Namun demikian, nama yang di berikan oleh Al-Qur’an sendiri, sekurang-kurangnya ada 5 nama yaitu:
1.      Al-Qur’an ( QS AL-Hasyr [59]:21). Dikatakan nama Al-Qur’an karena sesuai dengan sifatnya yaitu untuk dibaca. Kalau Al-Qur’an hanya disimpan walaupun ditempat yang mewah, maka manusia tidak akan mendapat petunjuk apa-apa dari Al-Qur’an. Jadi, yang terpenting addalah bacaanya, bukan tulisannya. Dengan baccaan tersebut, Al-Qur’an menjadi milik si pembaca yang bersatu dengan jiwa raganya.

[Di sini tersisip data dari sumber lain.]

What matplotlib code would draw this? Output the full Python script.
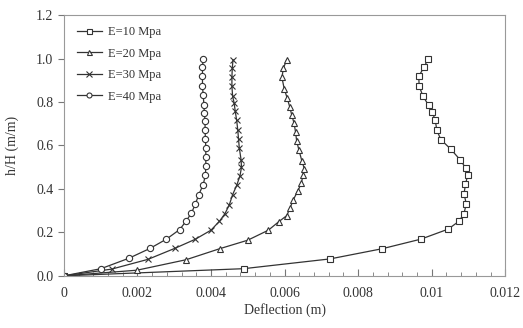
import matplotlib
matplotlib.use('Agg')
import matplotlib.pyplot as plt
from matplotlib.ticker import MultipleLocator

plt.rcParams['font.family'] = ['Liberation Serif', 'DejaVu Serif']

# E = 10 MPa
x_e10 = [0.00991, 0.00980, 0.00965, 0.00966, 0.00976, 0.00992, 0.01002, 0.01010, 0.01014,
         0.01025, 0.01052, 0.01078, 0.01093, 0.01098, 0.01092, 0.01088, 0.01094, 0.01088,
         0.01074, 0.01045, 0.00971, 0.00866, 0.00724, 0.00489, 0.0]
y_e10 = [1.0, 0.963, 0.918, 0.874, 0.828, 0.784, 0.752, 0.715, 0.670,
         0.627, 0.583, 0.533, 0.495, 0.464, 0.421, 0.378, 0.332, 0.286,
         0.251, 0.215, 0.169, 0.125, 0.078, 0.033, 0.0]

# E = 20 MPa
x_e20 = [0.00606, 0.00597, 0.00593, 0.00599, 0.00607, 0.00614, 0.00620, 0.00626, 0.00630,
         0.00633, 0.00639, 0.00647, 0.00654, 0.00650, 0.00646, 0.00636, 0.00624, 0.00615,
         0.00606, 0.00585, 0.00556, 0.00500, 0.00424, 0.00332, 0.00199, 0.0]
y_e20 = [0.994, 0.956, 0.913, 0.862, 0.819, 0.779, 0.738, 0.702, 0.662,
         0.621, 0.580, 0.530, 0.492, 0.465, 0.426, 0.391, 0.350, 0.312,
         0.277, 0.250, 0.210, 0.164, 0.125, 0.074, 0.026, 0.0]

# E = 30 MPa
x_e30 = [0.00460, 0.00458, 0.00457, 0.00457, 0.00459, 0.00463, 0.00466, 0.00470, 0.00473,
         0.00475, 0.00477, 0.00482, 0.00483, 0.00479, 0.00470, 0.00459, 0.00450, 0.00438,
         0.00423, 0.00400, 0.00357, 0.00301, 0.00229, 0.00130, 0.0]
y_e30 = [0.995, 0.956, 0.913, 0.872, 0.826, 0.796, 0.758, 0.715, 0.670,
         0.629, 0.590, 0.533, 0.499, 0.461, 0.416, 0.374, 0.327, 0.286,
         0.251, 0.210, 0.168, 0.126, 0.076, 0.031, 0.0]

# E = 40 MPa
x_e40 = [0.00379, 0.00377, 0.00377, 0.00377, 0.00379, 0.00381, 0.00382, 0.00384, 0.00384,
         0.00385, 0.00386, 0.00386, 0.00386, 0.00385, 0.00379, 0.00367, 0.00358, 0.00347,
         0.00332, 0.00315, 0.00279, 0.00234, 0.00177, 0.00101, 0.0]
y_e40 = [0.999, 0.963, 0.918, 0.872, 0.831, 0.785, 0.750, 0.712, 0.670,
         0.630, 0.590, 0.545, 0.504, 0.464, 0.420, 0.374, 0.332, 0.289,
         0.251, 0.213, 0.169, 0.126, 0.081, 0.033, 0.0]

labels = ['E=10 Mpa', 'E=20 Mpa', 'E=30 Mpa', 'E=40 Mpa']
markers = ['s', '^', 'x', 'o']
x_ticks = [0, 0.002, 0.004, 0.006, 0.008, 0.010, 0.012]
x_tick_labels = ['0', '0.002', '0.004', '0.006', '0.008', '0.01', '0.012']
y_ticks = [0, 0.2, 0.4, 0.6, 0.8, 1.0, 1.2]
y_tick_labels = ['0.0', '0.2', '0.4', '0.6', '0.8', '1.0', '1.2']

fig = plt.figure(figsize=(5.23, 3.28), dpi=100)
ax = fig.add_axes([0.122, 0.159, 0.844, 0.795])

series = [(x_e10, y_e10), (x_e20, y_e20), (x_e30, y_e30), (x_e40, y_e40)]
for (xs, ys), lab, mk in zip(series, labels, markers):
    ax.plot(xs, ys, color='#333333', lw=0.9, marker=mk, markersize=4.5 if mk != 'x' else 5,
            markerfacecolor='white', markeredgecolor='#333333', markeredgewidth=0.8, label=lab)

ax.set_xlim(0, 0.012)
ax.set_ylim(0, 1.2)
ax.set_xticks(x_ticks)
ax.set_xticklabels(x_tick_labels)
ax.xaxis.set_minor_locator(MultipleLocator(0.0004))
ax.set_yticks(y_ticks)
ax.set_yticklabels(y_tick_labels)
ax.tick_params(axis='x', which='both', direction='in', colors='#777777', labelcolor='#333333', labelsize=10, pad=8)
ax.tick_params(axis='x', which='major', length=5)
ax.tick_params(axis='x', which='minor', length=3)
ax.tick_params(axis='y', direction='out', length=4, colors='#777777', labelcolor='#333333', labelsize=10)
for s in ax.spines.values():
    s.set_color('#999999')
    s.set_linewidth(0.8)

ax.set_xlabel('Deflection (m)', fontsize=10, color='#333333', labelpad=2)
ax.set_ylabel('h/H (m/m)', fontsize=10, color='#333333', labelpad=12)

ax.legend(loc='upper left', frameon=False, fontsize=9, handlelength=2.0, handletextpad=0.5,
          labelspacing=0.75, borderaxespad=0.3, bbox_to_anchor=(0.01, 0.99), labelcolor='#333333',
          markerscale=0.8)

fig.savefig('out.png', dpi=100)
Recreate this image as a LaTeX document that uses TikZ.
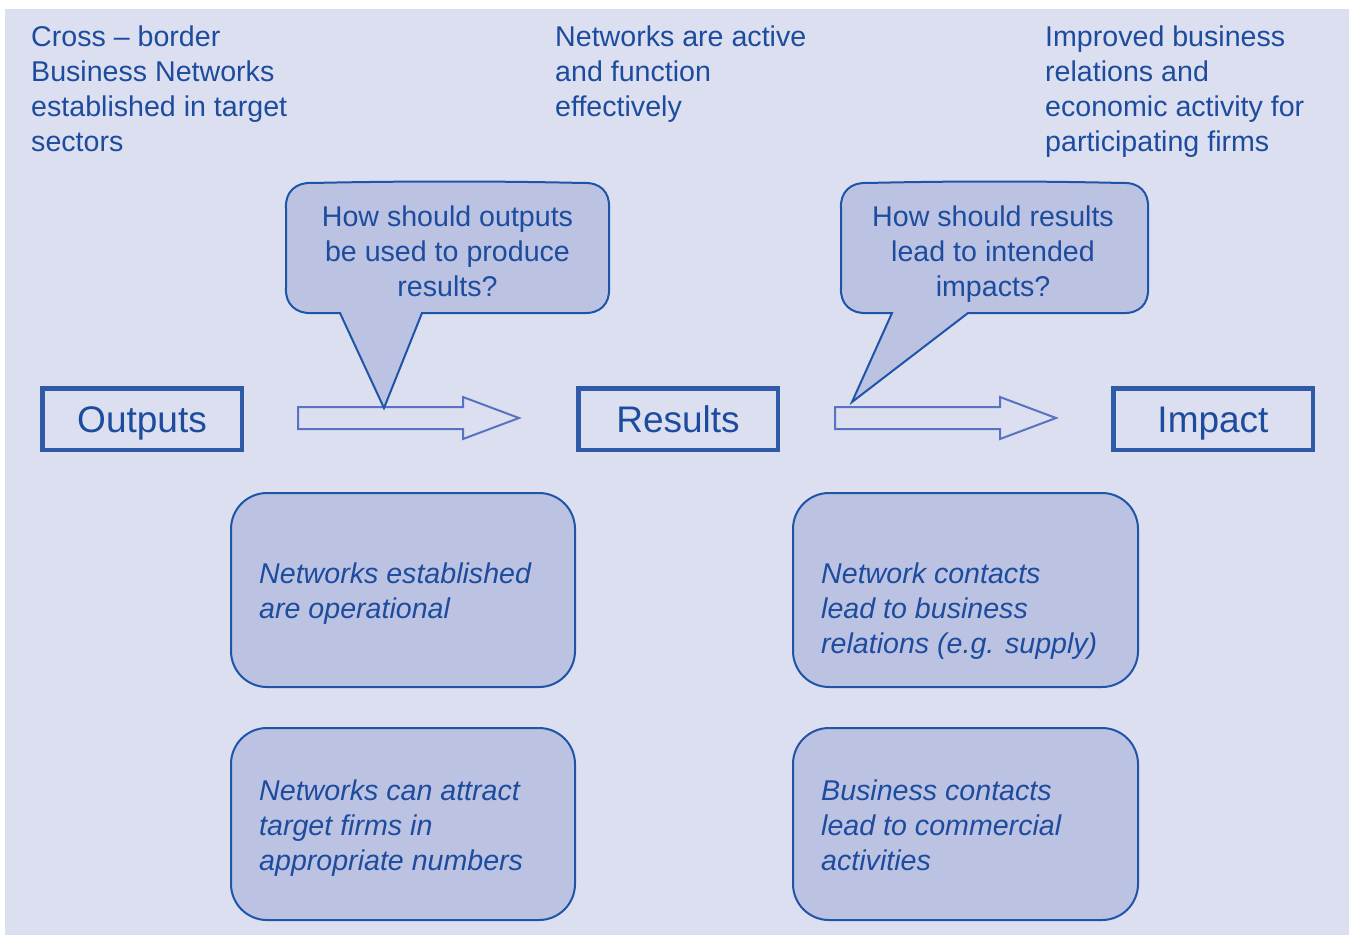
\documentclass[tikz,border=0pt]{standalone}
\usepackage{fontspec}
\setmainfont{Liberation Sans}
\definecolor{bg}{HTML}{DCDFF0}
\definecolor{fillc}{HTML}{BCC2E2}
\definecolor{txt}{HTML}{1D4C9E}
\definecolor{boxb}{HTML}{2E5AA8}
\definecolor{arr}{HTML}{5A72C2}
\definecolor{edgec}{HTML}{1F55A8}
\begin{document}
\begin{tikzpicture}[x=1pt,y=-1pt,
  main/.style={font=\fontsize{28.6}{35}\selectfont, text=txt},
  toptext/.style={main, align=left, anchor=north west, inner sep=0pt},
  calltext/.style={main, align=center, anchor=north, inner sep=0pt},
  boxtext/.style={main, font=\fontsize{28.6}{35}\selectfont\itshape, align=left, anchor=north west, inner sep=0pt},
  stage/.style={draw=boxb, line width=4.5pt, fill=bg, minimum width=199.5pt, minimum height=61.5pt, inner sep=0pt, text height=26.5pt, text depth=0pt, font=\fontsize{37}{44}\selectfont, text=txt},
  rbox/.style={draw=edgec, line width=2pt, fill=fillc, rounded corners=36pt, inner sep=0pt},
  callout/.style={draw=edgec, line width=2pt, fill=fillc, line join=miter},
  barrow/.style={draw=arr, line width=2pt, fill=bg, line join=miter}
]
\useasboundingbox (0,0) rectangle (1349,935);
\fill[white] (0,0) rectangle (1349,935);
\fill[bg] (5,9) rectangle (1349,935);

% top texts
\node[toptext] (t1) at (31,26) {Cross -- border\\Business Networks\\established in target\\sectors};
\node[toptext] (t2) at (555,26) {Networks are active\\and function\\effectively};
\node[toptext] (t3) at (1045,26) {Improved business\\relations and\\economic activity for\\participating firms};

% stage boxes
\node[stage] (out) at (142,419) {Outputs};
\node[stage] (res) at (678,419) {Results};
\node[stage] (imp) at (1213,419) {Impact};

% block arrows
\coordinate (a1) at (298,418);
\coordinate (a2) at (835,418);
\draw[barrow] (a1) ++(0,-11) -- ++(165,0) -- ++(0,-10) -- ++(56,21) -- ++(-56,21) -- ++(0,-10) -- ++(-165,0) -- cycle;
\draw[barrow] (a2) ++(0,-11) -- ++(165,0) -- ++(0,-10) -- ++(56,21) -- ++(-56,21) -- ++(0,-10) -- ++(-165,0) -- cycle;

% callouts
\coordinate (tip1) at (384,408);
\coordinate (tip2) at (852,402);
\draw[callout] (340,313) -- (tip1) -- (422,313) -- (583,313)
  .. controls (600,314) and (610,304) .. (609,288) -- (609,208)
  .. controls (610,192) and (600,182) .. (583,183)
  .. controls (500,181) and (400,181) .. (312,183)
  .. controls (296,182) and (285,192) .. (286,208) -- (286,288)
  .. controls (285,304) and (296,314) .. (312,313) -- cycle;
\draw[callout] (892,313) -- (tip2) -- (968,313) -- (1122,313)
  .. controls (1139,314) and (1149,304) .. (1148,288) -- (1148,208)
  .. controls (1149,192) and (1139,182) .. (1122,183)
  .. controls (1040,181) and (950,181) .. (867,183)
  .. controls (851,182) and (840,192) .. (841,208) -- (841,288)
  .. controls (840,304) and (851,314) .. (867,313) -- cycle;
\node[calltext] (q1) at (447.5,206) {How should outputs\\be used to produce\\results?};
\node[calltext] (q2) at (993,206) {How should results\\lead to intended\\impacts?};

% rounded boxes
\node[rbox, minimum width=344pt, minimum height=194pt] (bA) at (403,590) {};
\node[rbox, minimum width=345pt, minimum height=194pt] (bB) at (965.5,590) {};
\node[rbox, minimum width=344pt, minimum height=192pt] (bC) at (403,824) {};
\node[rbox, minimum width=345pt, minimum height=192pt] (bD) at (965.5,824) {};
\node[boxtext] (tA) at (259,563) {Networks established\\are operational};
\node[boxtext] (tB) at (821,563) {Network contacts\\lead to business\\relations (e.g. supply)};
\node[boxtext] (tC) at (259,780) {Networks can attract\\target firms in\\appropriate numbers};
\node[boxtext] (tD) at (821,780) {Business contacts\\lead to commercial\\activities};
\end{tikzpicture}
\end{document}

2.      Al-Kitab, (QS Al-Baqarah [2]:2; Al-An’am [6]:114). Dikatakan Al-Kitab karena Al-Qur’an itu wahyu yang tertulis. Nama Al-Kitab ini disandarkan pula pada wahyu tertulis lainnya yaitu kitab Taurat, Zabur, dan Injil. Sehingga Al-Qur’an sebenarnya penyempurna dari kitab-kitab tersebut. Al-Qur’an itu bukan sesuatu yang baru, karena sudah benar-benar tersebut dalamkitab-kitab orang terdahulu, dan para ulama Bani Israil mengetahuinya (QS Al-Syu’ara [26] : 196-197).
3.      Al-Furqan, (QS Al-Furqan [25]:1). Dikatakan demikian karena isi dalam Al-Qur’an tentang pembeda yang jelas antara yang haq (benar) dan bathil (sesat). Orang yang mengikuti yang haq adalah mereka yang mengikuti Al-Qur’an. Melalui penjelasan Al-Qur’an, akal kita dapat mengetahui yang haq dan bathil.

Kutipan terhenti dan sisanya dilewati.